Lewis Henry Haney (March 30, 1882 – July 1, 1969) was a conservative American economist,[1][2] professor, and economic columnist. He was born in Eureka, Illinois, and educated at Illinois Wesleyan University, Bloomington, Illinois.

Haney lectured at New York University in 1908, afterwards teaching at the universities of Iowa and Michigan, and was a professor of economics at the University of Texas. In 1920, he became director of the New York University Bureau of Business Research and professor of economics. In 1921 he was elected as a Fellow of the American Statistical Association.[3] He was a syndicated columnist on economics for many years; a conservative, he attacked many aspects of the New Deal.

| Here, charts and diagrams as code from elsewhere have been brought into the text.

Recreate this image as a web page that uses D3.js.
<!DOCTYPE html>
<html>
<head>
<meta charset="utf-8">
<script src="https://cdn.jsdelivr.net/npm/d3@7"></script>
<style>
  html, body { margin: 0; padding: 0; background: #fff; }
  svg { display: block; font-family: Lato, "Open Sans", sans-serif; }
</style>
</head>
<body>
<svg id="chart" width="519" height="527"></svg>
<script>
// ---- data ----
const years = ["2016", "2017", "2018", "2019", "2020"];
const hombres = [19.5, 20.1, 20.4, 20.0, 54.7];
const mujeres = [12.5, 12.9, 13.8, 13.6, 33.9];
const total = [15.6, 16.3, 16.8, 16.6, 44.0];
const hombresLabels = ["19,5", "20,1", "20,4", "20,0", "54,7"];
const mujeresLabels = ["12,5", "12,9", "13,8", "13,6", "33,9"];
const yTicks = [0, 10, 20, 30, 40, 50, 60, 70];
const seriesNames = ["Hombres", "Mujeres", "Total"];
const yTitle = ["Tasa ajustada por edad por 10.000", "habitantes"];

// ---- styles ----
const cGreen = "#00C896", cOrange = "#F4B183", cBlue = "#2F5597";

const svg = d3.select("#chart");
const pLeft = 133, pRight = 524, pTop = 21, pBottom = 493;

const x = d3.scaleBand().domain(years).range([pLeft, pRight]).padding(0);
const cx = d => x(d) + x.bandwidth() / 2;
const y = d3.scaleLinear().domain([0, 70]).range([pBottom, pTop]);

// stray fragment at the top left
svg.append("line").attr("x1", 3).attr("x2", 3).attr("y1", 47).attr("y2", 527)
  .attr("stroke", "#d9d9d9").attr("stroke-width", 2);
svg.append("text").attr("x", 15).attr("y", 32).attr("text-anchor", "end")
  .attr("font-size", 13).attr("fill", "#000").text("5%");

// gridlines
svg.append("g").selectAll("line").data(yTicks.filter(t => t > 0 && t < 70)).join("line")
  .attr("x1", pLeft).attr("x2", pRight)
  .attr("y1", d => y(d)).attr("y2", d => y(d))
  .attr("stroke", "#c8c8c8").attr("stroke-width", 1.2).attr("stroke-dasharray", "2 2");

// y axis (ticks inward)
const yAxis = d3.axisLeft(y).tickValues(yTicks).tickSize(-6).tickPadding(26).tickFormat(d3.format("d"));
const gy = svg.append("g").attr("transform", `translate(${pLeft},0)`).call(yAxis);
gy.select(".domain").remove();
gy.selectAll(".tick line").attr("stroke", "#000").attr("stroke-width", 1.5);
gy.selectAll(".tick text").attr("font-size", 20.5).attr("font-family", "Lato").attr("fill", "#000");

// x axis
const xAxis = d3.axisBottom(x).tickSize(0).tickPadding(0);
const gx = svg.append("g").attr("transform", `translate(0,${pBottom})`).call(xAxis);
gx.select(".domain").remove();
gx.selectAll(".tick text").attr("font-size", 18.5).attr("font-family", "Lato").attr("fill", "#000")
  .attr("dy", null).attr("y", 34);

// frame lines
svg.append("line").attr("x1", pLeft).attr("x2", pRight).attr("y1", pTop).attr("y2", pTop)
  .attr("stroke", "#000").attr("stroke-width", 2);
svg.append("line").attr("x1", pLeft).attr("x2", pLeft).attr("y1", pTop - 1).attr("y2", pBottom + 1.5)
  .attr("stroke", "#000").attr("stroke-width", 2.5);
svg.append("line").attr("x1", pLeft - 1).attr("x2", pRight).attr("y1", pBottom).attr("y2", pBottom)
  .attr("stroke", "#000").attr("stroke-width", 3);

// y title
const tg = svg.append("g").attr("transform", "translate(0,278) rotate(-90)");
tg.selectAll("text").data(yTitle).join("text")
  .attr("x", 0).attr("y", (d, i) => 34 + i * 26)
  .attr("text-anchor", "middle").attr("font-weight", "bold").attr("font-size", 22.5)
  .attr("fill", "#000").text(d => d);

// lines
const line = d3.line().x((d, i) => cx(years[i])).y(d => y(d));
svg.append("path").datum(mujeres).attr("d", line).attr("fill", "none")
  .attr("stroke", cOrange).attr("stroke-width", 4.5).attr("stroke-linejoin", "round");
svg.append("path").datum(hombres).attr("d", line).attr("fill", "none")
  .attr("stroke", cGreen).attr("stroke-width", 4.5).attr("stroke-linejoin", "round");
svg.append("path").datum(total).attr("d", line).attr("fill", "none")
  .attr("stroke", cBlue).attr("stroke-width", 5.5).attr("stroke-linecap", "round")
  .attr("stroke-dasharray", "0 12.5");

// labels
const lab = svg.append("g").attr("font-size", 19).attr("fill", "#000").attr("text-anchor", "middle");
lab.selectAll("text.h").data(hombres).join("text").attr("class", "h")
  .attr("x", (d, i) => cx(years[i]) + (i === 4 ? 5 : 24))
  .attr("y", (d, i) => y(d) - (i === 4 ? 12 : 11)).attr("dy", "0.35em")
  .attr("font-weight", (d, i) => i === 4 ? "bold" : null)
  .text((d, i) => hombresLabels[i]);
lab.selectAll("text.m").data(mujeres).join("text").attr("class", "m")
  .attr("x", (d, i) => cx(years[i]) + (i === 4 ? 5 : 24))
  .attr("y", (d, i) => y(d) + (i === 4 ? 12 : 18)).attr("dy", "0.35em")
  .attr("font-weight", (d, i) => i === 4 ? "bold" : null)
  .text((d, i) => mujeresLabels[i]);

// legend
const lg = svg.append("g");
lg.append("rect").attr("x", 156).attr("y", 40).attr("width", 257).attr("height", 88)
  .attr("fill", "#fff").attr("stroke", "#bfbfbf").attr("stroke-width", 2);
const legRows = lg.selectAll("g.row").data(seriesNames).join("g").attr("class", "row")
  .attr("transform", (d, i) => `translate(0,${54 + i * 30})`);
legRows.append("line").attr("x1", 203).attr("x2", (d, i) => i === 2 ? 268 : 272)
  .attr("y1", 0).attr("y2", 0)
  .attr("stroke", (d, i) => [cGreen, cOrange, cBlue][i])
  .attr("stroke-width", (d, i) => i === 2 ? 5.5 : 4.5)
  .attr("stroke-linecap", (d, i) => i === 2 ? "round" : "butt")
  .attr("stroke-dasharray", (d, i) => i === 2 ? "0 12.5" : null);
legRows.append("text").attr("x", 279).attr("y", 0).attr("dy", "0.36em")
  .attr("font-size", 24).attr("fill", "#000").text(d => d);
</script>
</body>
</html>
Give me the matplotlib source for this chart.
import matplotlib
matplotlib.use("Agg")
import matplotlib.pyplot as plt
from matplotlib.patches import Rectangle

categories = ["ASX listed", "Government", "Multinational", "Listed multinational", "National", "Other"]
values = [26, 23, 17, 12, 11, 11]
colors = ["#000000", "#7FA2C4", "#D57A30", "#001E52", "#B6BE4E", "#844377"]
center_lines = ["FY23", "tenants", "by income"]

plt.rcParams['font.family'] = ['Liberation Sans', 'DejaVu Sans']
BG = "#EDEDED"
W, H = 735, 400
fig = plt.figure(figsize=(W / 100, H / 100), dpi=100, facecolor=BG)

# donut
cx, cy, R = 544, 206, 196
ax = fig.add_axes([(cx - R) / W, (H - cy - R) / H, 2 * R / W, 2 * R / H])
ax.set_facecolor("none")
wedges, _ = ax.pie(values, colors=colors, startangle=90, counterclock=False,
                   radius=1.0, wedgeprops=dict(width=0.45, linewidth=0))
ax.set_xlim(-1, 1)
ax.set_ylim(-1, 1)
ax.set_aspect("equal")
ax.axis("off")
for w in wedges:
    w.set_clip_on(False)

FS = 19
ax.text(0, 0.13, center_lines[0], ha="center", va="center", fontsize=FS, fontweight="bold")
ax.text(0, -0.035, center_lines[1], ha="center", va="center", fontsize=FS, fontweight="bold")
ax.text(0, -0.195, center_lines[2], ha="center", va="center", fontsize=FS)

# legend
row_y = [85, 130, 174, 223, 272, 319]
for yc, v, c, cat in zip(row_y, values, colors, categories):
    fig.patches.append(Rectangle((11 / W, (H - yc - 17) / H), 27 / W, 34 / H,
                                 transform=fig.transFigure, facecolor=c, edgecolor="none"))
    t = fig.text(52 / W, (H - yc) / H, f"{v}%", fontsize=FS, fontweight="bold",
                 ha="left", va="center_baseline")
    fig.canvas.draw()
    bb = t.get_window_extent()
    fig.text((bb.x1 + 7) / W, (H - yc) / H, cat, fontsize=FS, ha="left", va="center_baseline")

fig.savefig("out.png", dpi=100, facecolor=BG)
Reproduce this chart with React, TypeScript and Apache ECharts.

He retired from teaching in 1955.

He was married with a daughter and was an Episcopalian.

He died of a stroke in Roslyn, New York.

Works

  • A Congressional History of Railways, (volume i, 1908; volume ii, 1910)
  • History of Economic Thought, (1911, revised edition, 1919)
  • Business Organization and Combination, (1913); and various articles on economic subjects for periodicals.

References

  1. ^ Witzel, Morgen (2005). The encyclopedia of the history of American management. Continuum International Publishing Group. p. 246. ISBN 978-1-84371-131-5.
  2. ^ W. Stark & C. M. A. Clark, History & Historians of Political Economy II. vii. 204
  3. ^ List of ASA Fellows, retrieved 2016-07-16.